Kaiseki celebrates the natural ingredients of each season with a spectacular presentation. After a front section explaining the history and components of Kaiseki's cuisine, Murata introduces his establishment's impressive menu.
Approximately 20 dishes from each season, chosen by Chef Murata, have been lovingly and carefully photographed to convey the experience of being an honoured guest at his restaurant.
At first glance, it would appear this is not a book for cooks or chefs, since it contains no real recipes amongst all of the stunning colour photographs. It's a book for the culinary philosophers... It's inspiration... it's appreciation... it's a reference book... it's not at all what I expected... it's ART.
However, upon completeing the mouth-watering read of the 150+ pages of food philosophy, complimented with some stunning scenery shots of Japanese scenery and culture, as well as some slighty disturbing images of the food in it's 'natural state', you find all the recipes tucked away in black and white at the back of the book, 25 pages worth, sandwiched in between the bulk of the book and the comprehensive glossary and index.
Though I admit to being a little disappointed with sterile nature of the instructions on how to prepare some of the dishes, particularly July's Buta Kaku-ni (Simmered Pork Cubes), because they were tucked away in the back, away from the inspiring photos and crammed in with all the others, I admit that including them up front would have required removing some of the more beautiful 'mood' pictures that make the majority of the book a work of art in and of itself.

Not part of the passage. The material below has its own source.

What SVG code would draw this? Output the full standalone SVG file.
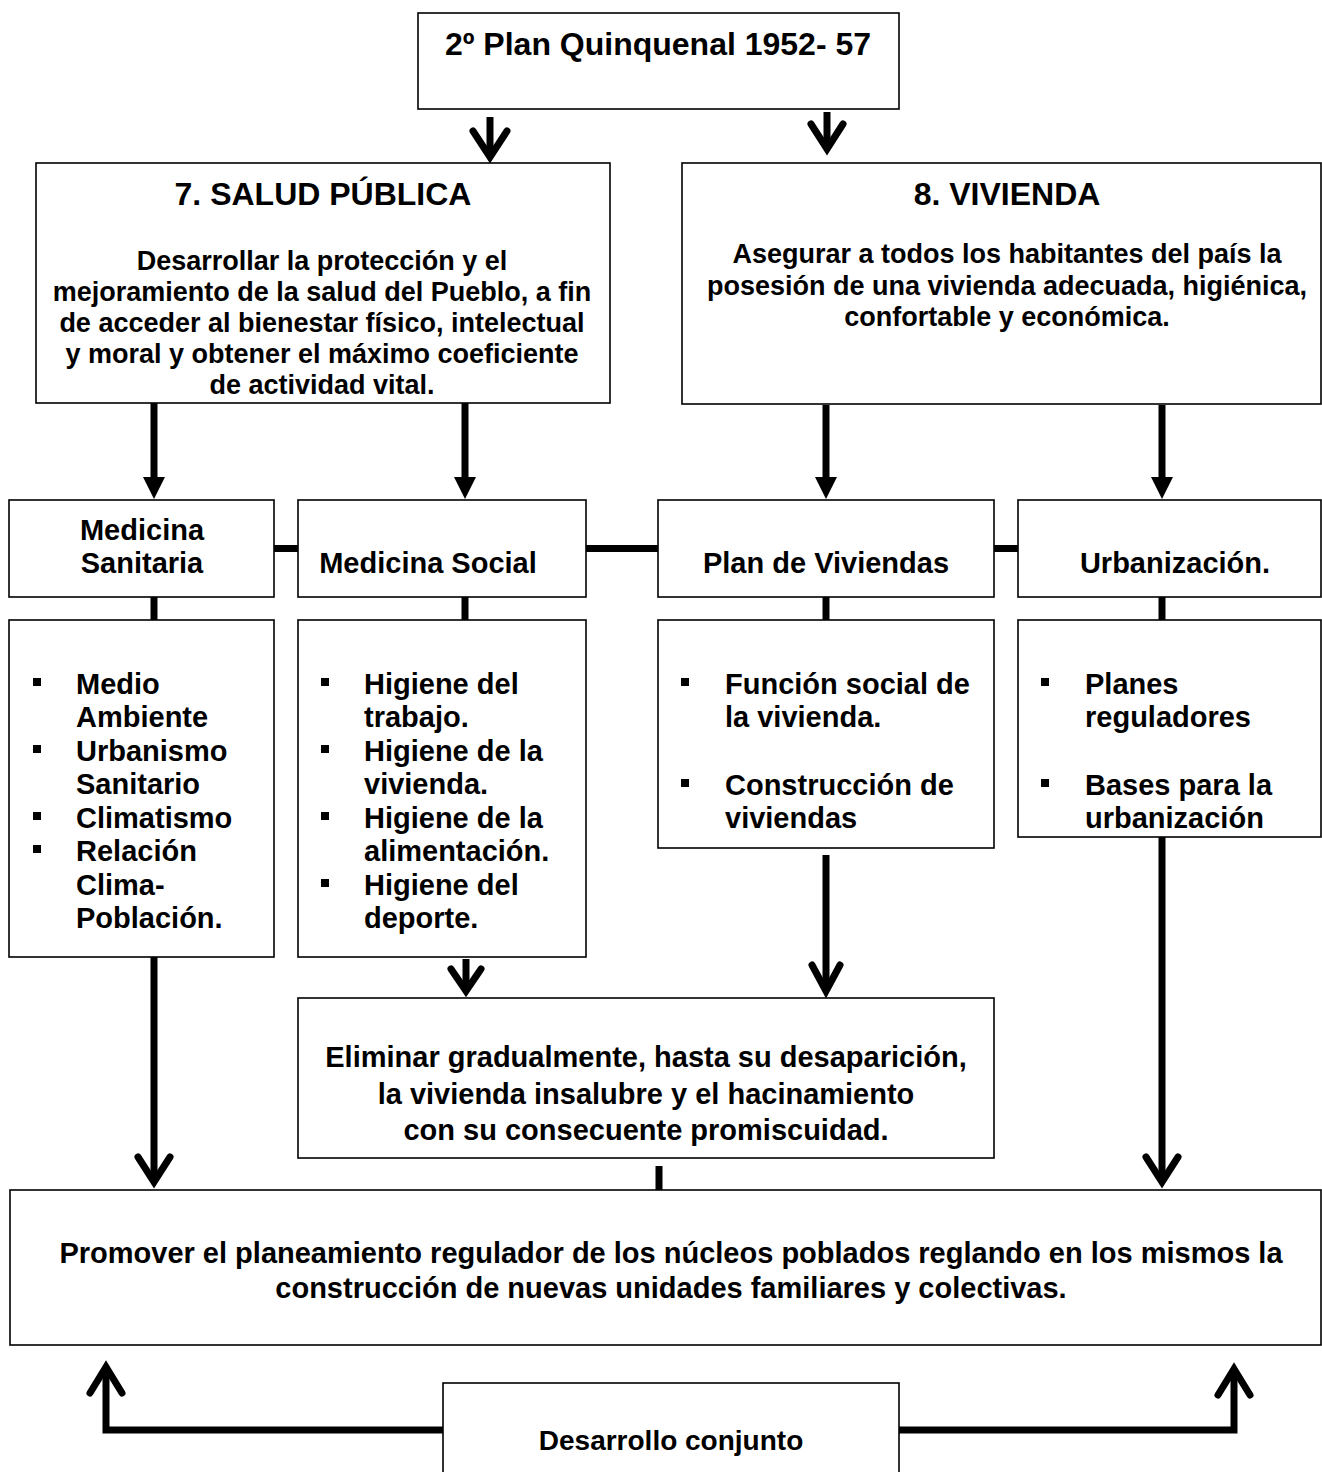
<svg xmlns="http://www.w3.org/2000/svg" width="1322" height="1472" viewBox="0 0 1322 1472">
<style>
.box{fill:#fff;stroke:#000;stroke-width:1.6}
text{font-family:"Liberation Sans",Arial,sans-serif;font-weight:bold;fill:#000}
.t32{font-size:32px}
.t29{font-size:29px}
.t27{font-size:27px}
.t28{font-size:28px}
.c{text-anchor:middle}
.shaft{stroke:#000;stroke-width:7;fill:none;stroke-linejoin:miter}
.chev{stroke:#000;stroke-width:7;fill:none;stroke-linecap:round;stroke-linejoin:miter}
.tri{fill:#000}
.blt{fill:#000}
</style>
<rect width="1322" height="1472" fill="#fff"/>

<g id="connectors">
  <!-- top arrows -->
  <line class="shaft" x1="490" y1="117" x2="490" y2="157"/>
  <path class="chev" d="M473,131 L490,157 L507,131"/>
  <line class="shaft" x1="827" y1="112" x2="827" y2="149"/>
  <path class="chev" d="M811,124 L827,149 L843,124"/>
  <!-- filled arrows to row boxes -->
  <line class="shaft" x1="154" y1="403" x2="154" y2="478"/>
  <polygon class="tri" points="143,477 165,477 154,499"/>
  <line class="shaft" x1="465" y1="403" x2="465" y2="478"/>
  <polygon class="tri" points="454,477 476,477 465,499"/>
  <line class="shaft" x1="826" y1="405" x2="826" y2="478"/>
  <polygon class="tri" points="815,477 837,477 826,499"/>
  <line class="shaft" x1="1162" y1="405" x2="1162" y2="478"/>
  <polygon class="tri" points="1151,477 1173,477 1162,499"/>
  <!-- horizontal links between row boxes -->
  <line class="shaft" x1="274" y1="548.5" x2="298" y2="548.5"/>
  <line class="shaft" x1="586" y1="548.5" x2="658" y2="548.5"/>
  <line class="shaft" x1="994" y1="548.5" x2="1018" y2="548.5"/>
  <!-- stubs to bullet boxes -->
  <line class="shaft" x1="154" y1="597" x2="154" y2="620"/>
  <line class="shaft" x1="465" y1="597" x2="465" y2="620"/>
  <line class="shaft" x1="826" y1="597" x2="826" y2="620"/>
  <line class="shaft" x1="1162" y1="597" x2="1162" y2="620"/>
  <!-- arrows into Eliminar box -->
  <line class="shaft" x1="466" y1="959" x2="466" y2="991"/>
  <path class="chev" d="M451,969 L466,991 L481,969"/>
  <line class="shaft" x1="826" y1="855" x2="826" y2="991"/>
  <path class="chev" d="M812,965 L826,991 L840,965"/>
  <!-- arrows into bottom box -->
  <line class="shaft" x1="154" y1="957" x2="154" y2="1182"/>
  <path class="chev" d="M138,1157 L154,1182 L170,1157"/>
  <line class="shaft" x1="1162" y1="830" x2="1162" y2="1182"/>
  <path class="chev" d="M1146,1157 L1162,1182 L1178,1157"/>
  <line class="shaft" x1="659" y1="1166" x2="659" y2="1190"/>
  <!-- from Desarrollo conjunto up -->
  <path class="shaft" d="M443,1430 L106,1430 L106,1367"/>
  <path class="chev" d="M90,1393 L106,1367 L122,1393"/>
  <path class="shaft" d="M899,1430 L1234,1430 L1234,1369"/>
  <path class="chev" d="M1218,1395 L1234,1369 L1250,1395"/>
</g>

<g id="plan">
  <rect class="box" x="418" y="13" width="481" height="96"/>
  <text class="t32 c" x="658" y="55">2º Plan Quinquenal 1952- 57</text>
</g>

<g id="salud">
  <rect class="box" x="36" y="163" width="574" height="240"/>
  <text class="t32 c" x="323" y="205">7. SALUD PÚBLICA</text>
  <text class="t27 c" x="322" y="270">Desarrollar la protección y el</text>
  <text class="t27 c" x="322" y="301">mejoramiento de la salud del Pueblo, a fin</text>
  <text class="t27 c" x="322" y="332">de acceder al bienestar físico, intelectual</text>
  <text class="t27 c" x="322" y="363">y moral y obtener el máximo coeficiente</text>
  <text class="t27 c" x="322" y="394">de actividad vital.</text>
</g>

<g id="vivienda">
  <rect class="box" x="682" y="163" width="639" height="241"/>
  <text class="t32 c" x="1007" y="205">8. VIVIENDA</text>
  <text class="t27 c" x="1007" y="263">Asegurar a todos los habitantes del país la</text>
  <text class="t27 c" x="1007" y="295">posesión de una vivienda adecuada, higiénica,</text>
  <text class="t27 c" x="1007" y="326">confortable y económica.</text>
</g>

<g id="medicina-sanitaria">
  <rect class="box" x="9" y="500" width="265" height="97"/>
  <text class="t29 c" x="142" y="540">Medicina</text>
  <text class="t29 c" x="142" y="573">Sanitaria</text>
</g>

<g id="medicina-social">
  <rect class="box" x="298" y="500" width="288" height="97"/>
  <text class="t29 c" x="428" y="573">Medicina Social</text>
</g>

<g id="plan-viviendas">
  <rect class="box" x="658" y="500" width="336" height="97"/>
  <text class="t29 c" x="826" y="573">Plan de Viviendas</text>
</g>

<g id="urbanizacion">
  <rect class="box" x="1018" y="500" width="303" height="97"/>
  <text class="t29 c" x="1175" y="573">Urbanización.</text>
</g>

<g id="lista-sanitaria">
  <rect class="box" x="9" y="620" width="265" height="337"/>
  <rect class="blt" x="33" y="678" width="8" height="8"/>
  <rect class="blt" x="33" y="745" width="8" height="8"/>
  <rect class="blt" x="33" y="812" width="8" height="8"/>
  <rect class="blt" x="33" y="845" width="8" height="8"/>
  <text class="t29" x="76" y="694">Medio</text>
  <text class="t29" x="76" y="727">Ambiente</text>
  <text class="t29" x="76" y="761">Urbanismo</text>
  <text class="t29" x="76" y="794">Sanitario</text>
  <text class="t29" x="76" y="828">Climatismo</text>
  <text class="t29" x="76" y="861">Relación</text>
  <text class="t29" x="76" y="895">Clima-</text>
  <text class="t29" x="76" y="928">Población.</text>
</g>

<g id="lista-social">
  <rect class="box" x="298" y="620" width="288" height="337"/>
  <rect class="blt" x="321" y="678" width="8" height="8"/>
  <rect class="blt" x="321" y="745" width="8" height="8"/>
  <rect class="blt" x="321" y="812" width="8" height="8"/>
  <rect class="blt" x="321" y="879" width="8" height="8"/>
  <text class="t29" x="364" y="694">Higiene del</text>
  <text class="t29" x="364" y="727">trabajo.</text>
  <text class="t29" x="364" y="761">Higiene de la</text>
  <text class="t29" x="364" y="794">vivienda.</text>
  <text class="t29" x="364" y="828">Higiene de la</text>
  <text class="t29" x="364" y="861">alimentación.</text>
  <text class="t29" x="364" y="895">Higiene del</text>
  <text class="t29" x="364" y="928">deporte.</text>
</g>

<g id="lista-viviendas">
  <rect class="box" x="658" y="620" width="336" height="228"/>
  <rect class="blt" x="681" y="678" width="8" height="8"/>
  <rect class="blt" x="681" y="779" width="8" height="8"/>
  <text class="t29" x="725" y="694">Función social de</text>
  <text class="t29" x="725" y="727">la vivienda.</text>
  <text class="t29" x="725" y="795">Construcción de</text>
  <text class="t29" x="725" y="828">viviendas</text>
</g>

<g id="lista-urbanizacion">
  <rect class="box" x="1018" y="620" width="303" height="217"/>
  <rect class="blt" x="1041" y="678" width="8" height="8"/>
  <rect class="blt" x="1041" y="779" width="8" height="8"/>
  <text class="t29" x="1085" y="694">Planes</text>
  <text class="t29" x="1085" y="727">reguladores</text>
  <text class="t29" x="1085" y="795">Bases para la</text>
  <text class="t29" x="1085" y="828">urbanización</text>
</g>

<g id="eliminar">
  <rect class="box" x="298" y="998" width="696" height="160"/>
  <text class="t29 c" x="646" y="1067">Eliminar gradualmente, hasta su desaparición,</text>
  <text class="t29 c" x="646" y="1104">la vivienda insalubre y el hacinamiento</text>
  <text class="t29 c" x="646" y="1140">con su consecuente promiscuidad.</text>
</g>

<g id="promover">
  <rect class="box" x="10" y="1190" width="1311" height="155"/>
  <text class="t29 c" x="671" y="1263">Promover el planeamiento regulador de los núcleos poblados reglando en los mismos la</text>
  <text class="t29 c" x="671" y="1298">construcción de nuevas unidades familiares y colectivas.</text>
</g>

<g id="desarrollo">
  <rect class="box" x="443" y="1383" width="456" height="100"/>
  <text class="t28 c" x="671" y="1450">Desarrollo conjunto</text>
</g>
</svg>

Overall, despite the jarring layout that mildly offends my Western design esthetics, I have to say this is a kingly book amongst books when it comes to expressing some of the Eastern culture ideals relating to food. This is no generic cookbook, with it's structured recipes sterile commentary... this book brings new life to the food, giving you the background, the heart and soul of the creator, it brings you the environment, and thus context of the food. I especially loved the way the book was arranged by seasons, highlighting how the ingredients wax and wane throughout the year. Absolutely stunning stuff, worth a place on any gourmand's bookshelf. it's just a crying shame I don't fancy much in the way of Japanese food, or I'd personally have found it more appealing.